§ Required work:
Restate the material word for word and leave out anything that is a picture.
━━━━━━━━━━━━━━━━
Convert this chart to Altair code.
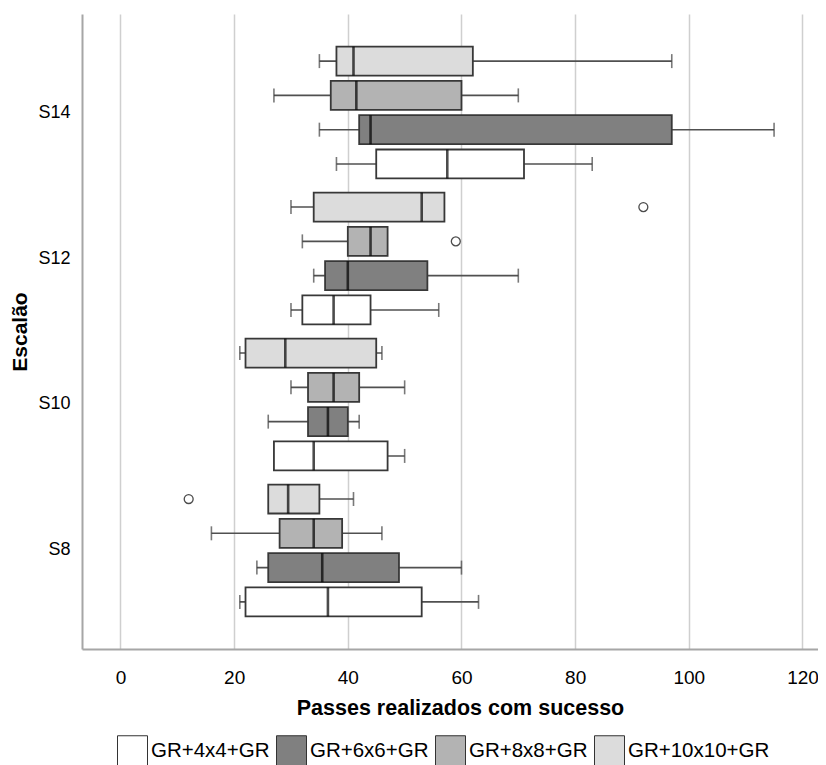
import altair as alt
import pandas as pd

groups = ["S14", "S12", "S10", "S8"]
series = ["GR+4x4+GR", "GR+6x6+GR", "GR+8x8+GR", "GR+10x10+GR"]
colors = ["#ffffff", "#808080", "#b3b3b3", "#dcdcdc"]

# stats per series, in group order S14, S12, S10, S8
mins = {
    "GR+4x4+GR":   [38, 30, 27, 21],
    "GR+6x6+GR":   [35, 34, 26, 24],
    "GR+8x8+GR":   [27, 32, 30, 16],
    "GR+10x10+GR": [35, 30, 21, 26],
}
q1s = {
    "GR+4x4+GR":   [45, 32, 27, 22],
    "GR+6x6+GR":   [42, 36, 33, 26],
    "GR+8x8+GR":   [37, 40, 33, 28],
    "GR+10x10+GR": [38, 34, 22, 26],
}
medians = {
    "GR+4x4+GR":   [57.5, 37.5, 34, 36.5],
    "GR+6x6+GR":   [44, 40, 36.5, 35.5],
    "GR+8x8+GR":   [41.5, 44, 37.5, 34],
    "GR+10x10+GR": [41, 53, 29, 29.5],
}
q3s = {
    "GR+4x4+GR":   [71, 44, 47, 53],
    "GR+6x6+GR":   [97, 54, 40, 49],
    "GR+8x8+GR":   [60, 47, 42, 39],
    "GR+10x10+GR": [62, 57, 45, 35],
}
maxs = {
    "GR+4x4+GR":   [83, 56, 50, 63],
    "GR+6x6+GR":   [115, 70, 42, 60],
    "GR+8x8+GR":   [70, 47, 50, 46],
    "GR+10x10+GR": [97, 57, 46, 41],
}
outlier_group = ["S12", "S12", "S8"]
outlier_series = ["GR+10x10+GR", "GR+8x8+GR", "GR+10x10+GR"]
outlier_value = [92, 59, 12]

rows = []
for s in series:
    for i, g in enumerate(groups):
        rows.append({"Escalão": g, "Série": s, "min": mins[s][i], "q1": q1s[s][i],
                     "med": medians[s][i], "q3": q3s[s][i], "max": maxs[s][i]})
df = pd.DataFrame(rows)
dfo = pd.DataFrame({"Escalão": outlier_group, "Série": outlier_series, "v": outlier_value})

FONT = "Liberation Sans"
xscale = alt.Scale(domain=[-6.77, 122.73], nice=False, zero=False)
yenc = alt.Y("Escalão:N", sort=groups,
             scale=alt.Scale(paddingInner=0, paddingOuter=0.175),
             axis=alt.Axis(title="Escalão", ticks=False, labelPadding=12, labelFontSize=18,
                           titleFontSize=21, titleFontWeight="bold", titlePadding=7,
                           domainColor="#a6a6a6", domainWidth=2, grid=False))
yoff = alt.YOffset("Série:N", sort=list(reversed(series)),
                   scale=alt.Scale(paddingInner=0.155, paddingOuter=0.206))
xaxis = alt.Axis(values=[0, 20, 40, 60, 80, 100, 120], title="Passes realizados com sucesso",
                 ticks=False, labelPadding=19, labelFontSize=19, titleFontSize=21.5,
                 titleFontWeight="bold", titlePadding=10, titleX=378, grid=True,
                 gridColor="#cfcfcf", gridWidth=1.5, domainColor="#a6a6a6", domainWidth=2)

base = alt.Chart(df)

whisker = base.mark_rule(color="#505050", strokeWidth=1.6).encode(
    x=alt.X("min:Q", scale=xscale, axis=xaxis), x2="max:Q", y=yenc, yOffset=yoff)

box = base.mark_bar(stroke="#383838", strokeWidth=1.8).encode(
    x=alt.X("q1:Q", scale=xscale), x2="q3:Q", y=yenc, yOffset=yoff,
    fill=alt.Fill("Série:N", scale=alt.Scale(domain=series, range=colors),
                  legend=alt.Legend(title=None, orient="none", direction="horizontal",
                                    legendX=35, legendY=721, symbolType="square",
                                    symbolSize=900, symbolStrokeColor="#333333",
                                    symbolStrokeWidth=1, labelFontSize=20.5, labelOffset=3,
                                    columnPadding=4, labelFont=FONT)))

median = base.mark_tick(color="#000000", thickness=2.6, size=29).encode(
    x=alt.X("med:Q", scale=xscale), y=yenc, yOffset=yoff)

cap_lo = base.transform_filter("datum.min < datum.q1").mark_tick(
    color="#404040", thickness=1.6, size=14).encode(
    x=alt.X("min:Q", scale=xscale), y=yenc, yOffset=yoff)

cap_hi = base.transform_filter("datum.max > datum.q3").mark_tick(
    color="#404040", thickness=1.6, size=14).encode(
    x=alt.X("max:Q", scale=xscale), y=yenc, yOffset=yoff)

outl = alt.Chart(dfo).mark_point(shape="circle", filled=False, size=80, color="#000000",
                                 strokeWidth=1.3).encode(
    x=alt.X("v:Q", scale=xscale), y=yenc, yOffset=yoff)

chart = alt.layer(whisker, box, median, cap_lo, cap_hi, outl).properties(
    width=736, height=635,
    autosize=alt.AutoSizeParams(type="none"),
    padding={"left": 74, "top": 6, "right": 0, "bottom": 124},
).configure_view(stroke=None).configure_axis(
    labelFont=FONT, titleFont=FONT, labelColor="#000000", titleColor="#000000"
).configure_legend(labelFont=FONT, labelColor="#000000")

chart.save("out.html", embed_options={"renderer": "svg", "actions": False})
━━━━━━━━━━━━━━━━
§ Reply:
Convert this chart to Altair code.
import altair as alt
import pandas as pd

groups = ["S14", "S12", "S10", "S8"]
series = ["GR+4x4+GR", "GR+6x6+GR", "GR+8x8+GR", "GR+10x10+GR"]
colors = ["#ffffff", "#808080", "#b3b3b3", "#dcdcdc"]

# stats per series, in group order S14, S12, S10, S8
mins = {
    "GR+4x4+GR":   [38, 30, 27, 21],
    "GR+6x6+GR":   [35, 34, 26, 24],
    "GR+8x8+GR":   [27, 32, 30, 16],
    "GR+10x10+GR": [35, 30, 21, 26],
}
q1s = {
    "GR+4x4+GR":   [45, 32, 27, 22],
    "GR+6x6+GR":   [42, 36, 33, 26],
    "GR+8x8+GR":   [37, 40, 33, 28],
    "GR+10x10+GR": [38, 34, 22, 26],
}
medians = {
    "GR+4x4+GR":   [57.5, 37.5, 34, 36.5],
    "GR+6x6+GR":   [44, 40, 36.5, 35.5],
    "GR+8x8+GR":   [41.5, 44, 37.5, 34],
    "GR+10x10+GR": [41, 53, 29, 29.5],
}
q3s = {
    "GR+4x4+GR":   [71, 44, 47, 53],
    "GR+6x6+GR":   [97, 54, 40, 49],
    "GR+8x8+GR":   [60, 47, 42, 39],
    "GR+10x10+GR": [62, 57, 45, 35],
}
maxs = {
    "GR+4x4+GR":   [83, 56, 50, 63],
    "GR+6x6+GR":   [115, 70, 42, 60],
    "GR+8x8+GR":   [70, 47, 50, 46],
    "GR+10x10+GR": [97, 57, 46, 41],
}
outlier_group = ["S12", "S12", "S8"]
outlier_series = ["GR+10x10+GR", "GR+8x8+GR", "GR+10x10+GR"]
outlier_value = [92, 59, 12]

rows = []
for s in series:
    for i, g in enumerate(groups):
        rows.append({"Escalão": g, "Série": s, "min": mins[s][i], "q1": q1s[s][i],
                     "med": medians[s][i], "q3": q3s[s][i], "max": maxs[s][i]})
df = pd.DataFrame(rows)
dfo = pd.DataFrame({"Escalão": outlier_group, "Série": outlier_series, "v": outlier_value})

FONT = "Liberation Sans"
xscale = alt.Scale(domain=[-6.77, 122.73], nice=False, zero=False)
yenc = alt.Y("Escalão:N", sort=groups,
             scale=alt.Scale(paddingInner=0, paddingOuter=0.175),
             axis=alt.Axis(title="Escalão", ticks=False, labelPadding=12, labelFontSize=18,
                           titleFontSize=21, titleFontWeight="bold", titlePadding=7,
                           domainColor="#a6a6a6", domainWidth=2, grid=False))
yoff = alt.YOffset("Série:N", sort=list(reversed(series)),
                   scale=alt.Scale(paddingInner=0.155, paddingOuter=0.206))
xaxis = alt.Axis(values=[0, 20, 40, 60, 80, 100, 120], title="Passes realizados com sucesso",
                 ticks=False, labelPadding=19, labelFontSize=19, titleFontSize=21.5,
                 titleFontWeight="bold", titlePadding=10, titleX=378, grid=True,
                 gridColor="#cfcfcf", gridWidth=1.5, domainColor="#a6a6a6", domainWidth=2)

base = alt.Chart(df)

whisker = base.mark_rule(color="#505050", strokeWidth=1.6).encode(
    x=alt.X("min:Q", scale=xscale, axis=xaxis), x2="max:Q", y=yenc, yOffset=yoff)

box = base.mark_bar(stroke="#383838", strokeWidth=1.8).encode(
    x=alt.X("q1:Q", scale=xscale), x2="q3:Q", y=yenc, yOffset=yoff,
    fill=alt.Fill("Série:N", scale=alt.Scale(domain=series, range=colors),
                  legend=alt.Legend(title=None, orient="none", direction="horizontal",
                                    legendX=35, legendY=721, symbolType="square",
                                    symbolSize=900, symbolStrokeColor="#333333",
                                    symbolStrokeWidth=1, labelFontSize=20.5, labelOffset=3,
                                    columnPadding=4, labelFont=FONT)))

median = base.mark_tick(color="#000000", thickness=2.6, size=29).encode(
    x=alt.X("med:Q", scale=xscale), y=yenc, yOffset=yoff)

cap_lo = base.transform_filter("datum.min < datum.q1").mark_tick(
    color="#404040", thickness=1.6, size=14).encode(
    x=alt.X("min:Q", scale=xscale), y=yenc, yOffset=yoff)

cap_hi = base.transform_filter("datum.max > datum.q3").mark_tick(
    color="#404040", thickness=1.6, size=14).encode(
    x=alt.X("max:Q", scale=xscale), y=yenc, yOffset=yoff)

outl = alt.Chart(dfo).mark_point(shape="circle", filled=False, size=80, color="#000000",
                                 strokeWidth=1.3).encode(
    x=alt.X("v:Q", scale=xscale), y=yenc, yOffset=yoff)

chart = alt.layer(whisker, box, median, cap_lo, cap_hi, outl).properties(
    width=736, height=635,
    autosize=alt.AutoSizeParams(type="none"),
    padding={"left": 74, "top": 6, "right": 0, "bottom": 124},
).configure_view(stroke=None).configure_axis(
    labelFont=FONT, titleFont=FONT, labelColor="#000000", titleColor="#000000"
).configure_legend(labelFont=FONT, labelColor="#000000")

chart.save("out.html", embed_options={"renderer": "svg", "actions": False})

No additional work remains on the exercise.